Ян стоял белый как полотно. И медленно до сознания доходила простая и страшная истина: несовместимость. Животным миром овладел панический ужас потому, что они угадали Чужую Жизнь, более чужую, чем самые лютые хищники. И холодный, не рассуждающий ужас неизбежно должен был овладеть существами, подчиненными законам разных эволюций.
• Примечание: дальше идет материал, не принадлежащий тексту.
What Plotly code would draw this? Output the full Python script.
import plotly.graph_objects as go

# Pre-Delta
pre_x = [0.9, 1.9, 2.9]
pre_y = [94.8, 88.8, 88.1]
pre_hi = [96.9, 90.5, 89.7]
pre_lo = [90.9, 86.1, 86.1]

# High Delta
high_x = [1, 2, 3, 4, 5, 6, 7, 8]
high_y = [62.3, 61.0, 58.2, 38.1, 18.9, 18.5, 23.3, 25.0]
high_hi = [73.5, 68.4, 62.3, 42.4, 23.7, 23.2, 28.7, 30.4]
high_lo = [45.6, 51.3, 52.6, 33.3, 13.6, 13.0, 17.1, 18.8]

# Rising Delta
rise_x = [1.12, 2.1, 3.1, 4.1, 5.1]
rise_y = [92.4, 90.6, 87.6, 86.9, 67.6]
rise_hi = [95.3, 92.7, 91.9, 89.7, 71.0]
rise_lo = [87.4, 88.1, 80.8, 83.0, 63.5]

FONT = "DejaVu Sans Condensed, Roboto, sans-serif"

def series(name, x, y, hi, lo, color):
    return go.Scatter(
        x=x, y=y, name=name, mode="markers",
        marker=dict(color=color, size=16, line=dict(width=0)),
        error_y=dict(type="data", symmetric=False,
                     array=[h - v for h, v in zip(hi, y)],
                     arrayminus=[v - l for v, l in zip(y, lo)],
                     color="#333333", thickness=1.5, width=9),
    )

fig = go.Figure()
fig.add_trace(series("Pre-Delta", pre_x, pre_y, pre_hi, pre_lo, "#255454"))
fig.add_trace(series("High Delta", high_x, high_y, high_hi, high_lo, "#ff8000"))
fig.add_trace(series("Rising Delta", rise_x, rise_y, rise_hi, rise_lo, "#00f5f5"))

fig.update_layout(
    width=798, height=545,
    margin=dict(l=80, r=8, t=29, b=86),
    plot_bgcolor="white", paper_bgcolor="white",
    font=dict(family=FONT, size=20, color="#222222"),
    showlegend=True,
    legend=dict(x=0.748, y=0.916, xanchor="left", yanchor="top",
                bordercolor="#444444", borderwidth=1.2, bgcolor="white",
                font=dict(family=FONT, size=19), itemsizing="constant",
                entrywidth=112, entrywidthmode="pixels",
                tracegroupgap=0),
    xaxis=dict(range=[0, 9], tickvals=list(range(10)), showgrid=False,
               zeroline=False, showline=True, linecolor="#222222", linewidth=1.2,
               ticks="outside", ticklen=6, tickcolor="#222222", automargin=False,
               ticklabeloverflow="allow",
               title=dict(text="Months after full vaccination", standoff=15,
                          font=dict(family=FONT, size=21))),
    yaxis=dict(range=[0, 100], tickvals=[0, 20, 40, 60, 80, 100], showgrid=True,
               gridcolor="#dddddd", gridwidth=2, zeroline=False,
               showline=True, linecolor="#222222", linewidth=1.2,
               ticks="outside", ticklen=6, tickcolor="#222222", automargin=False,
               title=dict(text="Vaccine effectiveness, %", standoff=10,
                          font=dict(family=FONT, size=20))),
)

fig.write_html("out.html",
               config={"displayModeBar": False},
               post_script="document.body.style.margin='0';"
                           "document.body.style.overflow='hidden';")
– Почему тогда мы не чувствуем страха и отвращения? – прошептал Женька. Его мысль так же мучительно искала выхода. – Разум должен взять верх над инстинктами…
– И это говорит поэт?
– А что тебе поэт?
– Да ладно…
Через раскрытую дверь обширного каменного строения, единственного каменного во всем селении, Ян увидел три жарких костра и между ними ярко-красный цветок на голубом стебле. Если бы Ян не был так подавлен неудачной попыткой контакта, он бы обрадовался встрече со старым знакомым – дециллионусом, сейчас же только механически отметил костры как попытку создать дециллионусу условия, идентичные родным, на третьей планете. Вероятно, там вулканы забрасывают споры в самые верхние слои атмосферы, а солнечное давление разносит их по всей солнечной системе. Часть спор постоянно попадала на соседнюю планету, конечно, прижиться могли только возле жерла действующих вулканов, там налицо все компоненты родного климата: адская жара и серные испарения.
– Представляю, сколько смельчаков должно погибнуть, пока достанут хоть один цветок, – прошептал Женька.
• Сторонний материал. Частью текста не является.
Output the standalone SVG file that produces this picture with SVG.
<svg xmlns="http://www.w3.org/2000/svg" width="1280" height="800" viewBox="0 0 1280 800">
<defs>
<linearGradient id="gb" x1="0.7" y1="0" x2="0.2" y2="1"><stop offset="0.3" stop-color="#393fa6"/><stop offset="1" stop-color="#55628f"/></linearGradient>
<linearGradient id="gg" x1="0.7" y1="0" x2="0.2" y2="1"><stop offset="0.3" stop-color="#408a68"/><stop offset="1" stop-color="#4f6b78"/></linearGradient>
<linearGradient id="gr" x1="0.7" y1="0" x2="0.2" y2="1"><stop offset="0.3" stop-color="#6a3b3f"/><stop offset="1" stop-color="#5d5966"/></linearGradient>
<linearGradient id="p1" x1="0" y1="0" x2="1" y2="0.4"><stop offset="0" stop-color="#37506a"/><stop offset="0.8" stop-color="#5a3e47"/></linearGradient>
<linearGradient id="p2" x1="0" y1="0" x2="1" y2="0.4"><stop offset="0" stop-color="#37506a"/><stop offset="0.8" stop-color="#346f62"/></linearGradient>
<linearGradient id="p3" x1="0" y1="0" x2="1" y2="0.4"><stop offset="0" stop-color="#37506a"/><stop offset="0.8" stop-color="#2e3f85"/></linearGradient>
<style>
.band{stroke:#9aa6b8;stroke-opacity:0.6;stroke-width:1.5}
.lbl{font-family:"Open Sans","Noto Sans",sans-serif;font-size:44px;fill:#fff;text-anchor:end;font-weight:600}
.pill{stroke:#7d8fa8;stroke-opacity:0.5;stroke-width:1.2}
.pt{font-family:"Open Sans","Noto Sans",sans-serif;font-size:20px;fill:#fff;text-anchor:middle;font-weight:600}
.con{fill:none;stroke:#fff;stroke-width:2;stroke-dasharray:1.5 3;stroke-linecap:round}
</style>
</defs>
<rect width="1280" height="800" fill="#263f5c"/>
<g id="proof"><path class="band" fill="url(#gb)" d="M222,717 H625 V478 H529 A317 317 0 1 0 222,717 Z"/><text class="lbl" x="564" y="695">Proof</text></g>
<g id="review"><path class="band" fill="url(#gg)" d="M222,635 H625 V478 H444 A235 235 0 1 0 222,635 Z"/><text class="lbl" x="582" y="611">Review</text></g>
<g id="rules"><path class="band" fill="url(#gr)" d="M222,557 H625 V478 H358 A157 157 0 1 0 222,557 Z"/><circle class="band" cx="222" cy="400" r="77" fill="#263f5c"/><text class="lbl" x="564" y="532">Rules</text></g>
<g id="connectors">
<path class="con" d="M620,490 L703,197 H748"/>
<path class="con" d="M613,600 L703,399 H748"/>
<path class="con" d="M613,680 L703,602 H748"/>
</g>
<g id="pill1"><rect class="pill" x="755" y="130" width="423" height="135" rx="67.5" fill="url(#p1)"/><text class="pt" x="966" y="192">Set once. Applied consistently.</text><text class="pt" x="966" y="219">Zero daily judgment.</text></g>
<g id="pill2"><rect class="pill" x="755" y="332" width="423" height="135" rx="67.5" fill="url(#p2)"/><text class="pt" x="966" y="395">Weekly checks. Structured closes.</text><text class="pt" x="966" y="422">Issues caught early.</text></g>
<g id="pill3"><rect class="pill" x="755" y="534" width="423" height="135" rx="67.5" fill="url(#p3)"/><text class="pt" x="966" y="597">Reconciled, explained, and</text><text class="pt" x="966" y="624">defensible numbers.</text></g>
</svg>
Ян кивнул. Он уже понял назначение четырехугольных камней, что теснились вокруг дециллионуса: местные жители в самом деле руководствовались обонянием, цветок же источал жесточайшие фитонциды, убивающие болезнетворных микробов. Камни служили сиденьями, а все каменное сооружение было лечебницей. Больные располагались вокруг дециллионуса и вдыхали его аромат.
– Пошли, – сказал Ян с горечью, – еще подумают, что мы хотим забрать их святыню.
– Конечно, ради такого могли прилететь откуда угодно…
Макивчук хмуро выслушал, лицо его потемнело. Космонавты с надеждой смотрели на бывалого капитана, что-то да придумает, но Макивчук стал готовить корабль к старту. Женька подивился его самообладанию. Макивчук как никто другой мечтал установить контакт с братьями по разуму и вот теперь так просто отказывался от дальнейших попыток. И только уже среди ночи, так и не сомкнув глаз, с тоской понял, что без тщательной подготовки новой экспедиции здесь нельзя будет и шагу ступить, если не хочешь наломать дров. Нужны специалисты, нужны ольфактоники…
Под утро странно измененный голос Яна хлестнул его по ушам:
– Все сюда! Скорее!
Женька и Макивчук вылетели из постелей. Уже одетый, а может, он и не раздевался, Ян стоял возле иллюминатора. Макивчук оттолкнул его и замер. И понял!
Ночью прошел дождь. Глубокие следы землян наполнились водой, почти из каждого теперь гордо поднимался дециллионус. Огненный Цветок, цветок здоровья и силы, святыня и драгоценность! Смазка и ничтожное количество химических веществ скафандра послужили сильнейшим стимулятором, поэтому споры, прилипшие к скафандру еще на третьей планете, развились во взрослое растение за одну ночь.
– След бледнолицего, – прошептал зачарованно Женька. – Так индейцы называли одуванчик, его в Америку занесли на своих сапогах солдаты Кортеса.
– Надеюсь, они теперь изменят свое мнение о человеке, – сказал Ян тем же странным голосом. Макивчук и Женька с огромным изумлением воззрились на него. Железный Ян, человек, который не смеется, улыбался до самых ушей. И это его нисколько не портило.